Top Trump target Brian Kemp wins Georgia's GOP primary for governor
- He's now headed into a rematch with Democratic nominee Stacey Abrams, whom Kemp defeated in 2018.
Why it matters: Beating Kemp was a top priority of former President Trump after Kemp refused to help him overturn the 2020 election results.
- But Trump's endorsement and more than $2.6 million in support from his PAC (the most spent on any race in the country) couldn't get Perdue over the finish line.
- Perdue conceded shortly after the race was called. "I just called the governor and I congratulated him," he said. "And I want you to do the same thing. Right now we got to face the reality. Everything I said about Brian Kemp was true. But here's the other thing that I said was true: He is a much better choice than Stacey Abrams."
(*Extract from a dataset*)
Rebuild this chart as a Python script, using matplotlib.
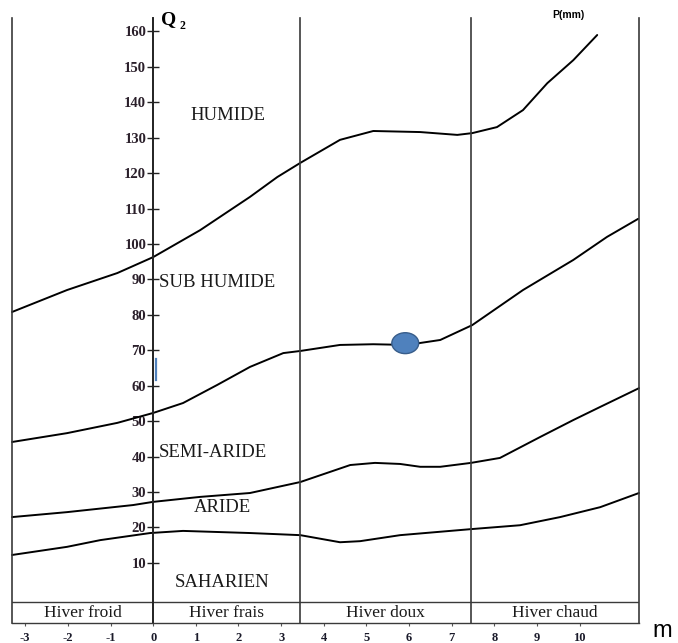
"""
Climagramme d'Emberger : Q2 en fonction de m (température minimale)
"""

import matplotlib.pyplot as plt
from matplotlib.patches import Ellipse

# limites des étages bioclimatiques (m, Q2)
m_humide = [-3.31, -2.02, -0.84, 0.0, 1.10, 2.27, 2.91, 3.45, 4.38, 5.16,
            6.26, 7.13, 7.48, 8.06, 8.67, 9.24, 9.85, 10.41]
q_humide = [80.8, 87.0, 91.8, 96.3, 103.9, 113.3, 118.9, 122.9, 129.4, 131.9,
            131.6, 130.8, 131.3, 133.0, 137.8, 145.4, 151.9, 159.0]

m_subhumide = [-3.31, -2.02, -0.84, 0.0, 0.70, 1.50, 2.27, 3.05, 3.45, 4.38,
               5.16, 5.95, 6.73, 7.48, 8.67, 9.85, 10.64, 11.37]
q_subhumide = [44.1, 46.6, 49.5, 52.3, 55.1, 60.2, 65.3, 69.2, 69.8, 71.5,
               71.7, 71.5, 72.9, 77.1, 87.0, 95.5, 102.0, 107.1]

m_semiaride = [-3.31, -2.02, -0.47, 0.0, 1.10, 2.27, 3.45, 4.62, 5.20, 5.79,
               6.26, 6.73, 7.45, 8.13, 9.07, 9.85, 10.48, 11.39]
q_semiaride = [22.9, 24.3, 26.3, 27.2, 28.6, 29.7, 32.8, 37.6, 38.2, 37.9,
               37.1, 37.1, 38.2, 39.6, 45.5, 50.3, 54.0, 59.3]

m_aride = [-3.31, -2.02, -1.24, -0.07, 0.70, 2.27, 3.45, 4.38, 4.85, 5.79,
           7.45, 8.60, 9.54, 10.48, 11.39]
q_aride = [12.2, 14.5, 16.4, 18.4, 19.0, 18.4, 17.8, 15.8, 16.1, 17.8,
           19.5, 20.6, 22.9, 25.7, 29.7]

# station
station_m = 5.91
station_q = 72.0

# variantes thermiques
hiver_bornes = [-3.31, 0.0, 3.45, 7.45, 11.39]
hiver_noms = ['Hiver froid', 'Hiver frais', 'Hiver doux', 'Hiver chaud']

q_ticks = list(range(10, 161, 10))
m_ticks = list(range(-3, 11))

etages = ['HUMIDE', 'SUB HUMIDE', 'SEMI-ARIDE', 'ARIDE', 'SAHARIEN']

W, H = 678, 643
fig = plt.figure(figsize=(W / 100, H / 100), dpi=100, facecolor='white')
ax = fig.add_axes([12 / W, 20 / H, 627 / W, 605 / H])
ax.set_xlim(hiver_bornes[0], hiver_bornes[-1])
ax.set_ylim(-7.0, 163.8)

serif = 'Liberation Serif'
trait = '#3a3a3a'

# courbes limites
for mx, qy in [(m_humide, q_humide), (m_subhumide, q_subhumide),
               (m_semiaride, q_semiaride), (m_aride, q_aride)]:
    ax.plot(mx, qy, color='black', lw=1.4, solid_capstyle='round',
            solid_joinstyle='round', clip_on=False)

# séparations verticales
for b in hiver_bornes:
    ax.axvline(b, color=trait, lw=1.2, clip_on=False)

# bandeau du bas
y_bande = -1.1
ax.axhline(y_bande, color=trait, lw=1.0)
for i, nom in enumerate(hiver_noms):
    xc = (hiver_bornes[i] + hiver_bornes[i + 1]) / 2
    ax.text(xc, (y_bande - 7.0) / 2 - 0.2, nom, ha='center', va='center',
            fontsize=12.5, family=serif, color='#1a1a1a')

# axe Q2 sur m = 0
ax.spines['left'].set_position(('data', 0))
ax.spines['left'].set_color('#222222')
ax.spines['left'].set_linewidth(1.3)
ax.spines['top'].set_visible(False)
ax.spines['right'].set_visible(False)
ax.spines['bottom'].set_color(trait)
ax.spines['bottom'].set_linewidth(1.0)

ax.set_yticks(q_ticks)
ax.set_yticklabels([str(v) for v in q_ticks], family=serif,
                   fontweight='bold', fontsize=10.5, color='#2a1f2a')
ax.tick_params(axis='y', direction='inout', length=8, width=1.0,
               pad=1, color='#222222')

ax.set_xticks(m_ticks)
ax.set_xticklabels([str(v) for v in m_ticks], family=serif,
                   fontweight='bold', fontsize=9, color='#1a1a2a')
ax.tick_params(axis='x', direction='out', length=2, width=0.8,
               pad=4.5, color='#555555')

# petit repère bleu sur l'axe
ax.plot([0.06, 0.06], [61.5, 67.5], color='#4F81BD', lw=1.6)

# noms des étages
style = dict(family=serif, fontsize=13.5, color='#1a1a1a', va='center')
ax.text(1.76, 136.4, etages[0], ha='center', **style)
ax.text(0.14, 89.0, etages[1], ha='left', **style)
ax.text(0.14, 41.0, etages[2], ha='left', **style)
ax.text(1.62, 25.5, etages[3], ha='center', **style)
ax.text(1.62, 4.3, etages[4], ha='center', **style)

# station
ax.add_patch(Ellipse((station_m, station_q), width=0.63, height=5.9,
                     facecolor='#4F81BD', edgecolor='#385D8A', lw=1.0, zorder=5))

# titres des axes
fig.text(169 / W, 1 - 20 / H, 'Q', family=serif, fontweight='bold',
         fontsize=14, ha='center', va='center')
fig.text(182 / W, 1 - 26 / H, '2', family=serif, fontweight='bold',
         fontsize=8.5, ha='center', va='center')
fig.text(568 / W, 1 - 15 / H, 'P(mm)', family='Liberation Sans',
         fontweight='bold', fontsize=7.5, ha='center', va='center')
fig.text(662 / W, 1 - 631 / H, 'm', family='Liberation Sans',
         fontsize=17, ha='center', va='center')

fig.savefig('out.png', dpi=100, facecolor='white')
Catch up quick: Perdue, who lost his Senate re-election bid in 2021 to Democrat Jon Ossoff, entered the gubernatorial primary in December after much pressure from Trump.
- He argued that Kemp wouldn't be able to win in November because he'd lost the support of Trump's base.
Yes, but: Perdue's campaign wasn't able to even push Kemp into a runoff. Kemp out-raised him nearly 12 to 1. And public polling throughout the spring showed Kemp's margin of victory continuing to grow.
- Kemp pulled in support from Republicans including former President George W. Bush and Trump's former Vice President Mike Pence, who headlined a Georgia event for Kemp on Monday, the same time that Trump held a "tele-rally" for Perdue.
Zoom in: Regardless of the Trump endorsement, Kemp's platform featured a slew of policies and a record that appealed to many Georgia Republican voters.
- His campaign reminded voters that Kemp re-opened the state's economy earlier than most and pushed through conservative policies, including a six-week abortion ban, a "constitutional carry" measure, as well as legislation that paved the way for a ban on trans youth in high school sports.
The bottom line: Paul Cutler, a Kemp supporter from Villa Rica, Georgia, told Axios in an interview last month that he separates his support for Trump from his support for Kemp.
"I'm not happy about what happened with Trump" in 2020, he said. "But he's got to let us in Georgia figure out what we want on our own, to think for ourselves about what works for Georgia."
What's next: Kemp last reported more than $10 million in his campaign account.
- Abrams had more than $8 million but has outpaced Kemp. Kemp has already made new staffing decisions to try to catch up.